→ Written exercise:
Leaving out the pictures, retype the lines from the beginning of the listing through the line containing "from matplotlib.lines import Line2D".
——
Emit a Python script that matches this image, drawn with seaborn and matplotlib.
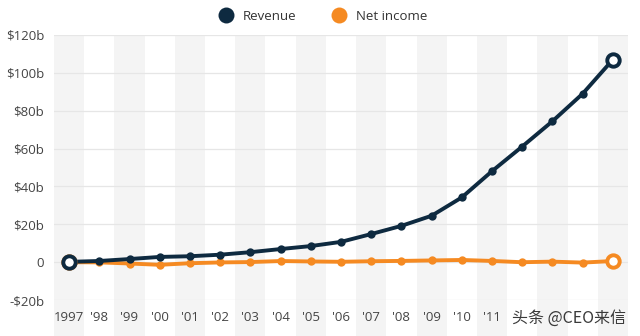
import matplotlib
matplotlib.use("Agg")
import matplotlib.pyplot as plt
import seaborn as sns
import pandas as pd
from matplotlib.lines import Line2D

years = list(range(1997, 2016))
revenue = [0.15, 0.61, 1.64, 2.76, 3.12, 3.93, 5.26, 6.92, 8.49, 10.71,
           14.84, 19.17, 24.51, 34.20, 48.08, 61.09, 74.45, 88.99, 107.01]
net_income = [-0.03, -0.12, -0.72, -1.41, -0.57, -0.15, 0.04, 0.59, 0.36, 0.19,
              0.48, 0.65, 0.90, 1.15, 0.63, -0.04, 0.27, -0.24, 0.60]
x_labels = ["1997", "'98", "'99", "'00", "'01", "'02", "'03", "'04", "'05", "'06",
            "'07", "'08", "'09", "'10", "'11", "", "", "", ""]
y_ticks = [-20, 0, 20, 40, 60, 80, 100, 120]
y_labels = ["-$20b", "0", "$20b", "$40b", "$60b", "$80b", "$100b", "$120b"]
series_names = ["Revenue", "Net income"]

NAVY = "#0e2a40"
ORANGE = "#f58a22"

sns.set_theme(style="white")
plt.rcParams["font.family"] = ["Open Sans", "DejaVu Sans"]

df = pd.DataFrame({
    "year": years * 2,
    "value": revenue + net_income,
    "series": [series_names[0]] * len(years) + [series_names[1]] * len(years),
})

fig = plt.figure(figsize=(6.4, 3.36), dpi=100)
ax = fig.add_axes([54 / 640, (336 - 300) / 336, (628 - 54) / 640, (300 - 35) / 336])

# alternating stripes
for i, yr in enumerate(years):
    if i % 2 == 0:
        ax.axvspan(yr - 0.5, yr + 0.5, ymin=-0.136, ymax=1.0, color="#f4f4f4",
                   zorder=0, clip_on=False, lw=0)

for yt in y_ticks:
    ax.axhline(yt, color="#e6e6e6", lw=0.9, zorder=0.5)

palette = {series_names[0]: NAVY, series_names[1]: ORANGE}
sns.lineplot(data=df, x="year", y="value", hue="series", palette=palette,
             hue_order=[series_names[1], series_names[0]],
             lw=2.8, marker="o", markersize=6, markeredgewidth=0,
             legend=False, ax=ax, zorder=3)

# hollow end markers
for vals, col in [(net_income, ORANGE), (revenue, NAVY)]:
    ends = pd.DataFrame({"year": [years[0], years[-1]], "value": [vals[0], vals[-1]]})
    sns.scatterplot(data=ends, x="year", y="value", s=80, facecolor="white",
                    edgecolor=col, linewidth=2.8, ax=ax, zorder=4, legend=False)

ax.set_xlim(years[0] - 0.5, years[-1] + 0.5)
ax.set_ylim(-20, 120)
ax.set_xticks(years)
ax.set_xticklabels(x_labels)
ax.set_yticks(y_ticks)
ax.set_yticklabels(y_labels)
ax.tick_params(axis="both", length=0, labelsize=9.5, labelcolor="#444444")
ax.tick_params(axis="y", pad=7)
ax.tick_params(axis="x", pad=8)
ax.set_xlabel("")
ax.set_ylabel("")
for s in ax.spines.values():
    s.set_visible(False)
ax.set_facecolor("none")

handles = [Line2D([0], [0], marker="o", color="none", markerfacecolor=NAVY,
                  markeredgewidth=0, markersize=11.5),
           Line2D([0], [0], marker="o", color="none", markerfacecolor=ORANGE,
                  markeredgewidth=0, markersize=11.5)]
fig.legend(handles, series_names, loc="center", bbox_to_anchor=(0.5, 1 - 16 / 336),
           ncol=2, frameon=False, fontsize=9.5, handletextpad=0.3,
           columnspacing=2.2, labelcolor="#333333")

fig.text(569 / 640, 1 - 318 / 336, "头条 @CEO来信", ha="center", va="center",
         fontsize=11.5, color="#3a3a3a", family=["Noto Sans CJK SC", "DejaVu Sans"])

fig.savefig("out.png", dpi=100)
——
→ Reply:
Emit a Python script that matches this image, drawn with seaborn and matplotlib.
import matplotlib
matplotlib.use("Agg")
import matplotlib.pyplot as plt
import seaborn as sns
import pandas as pd
from matplotlib.lines import Line2D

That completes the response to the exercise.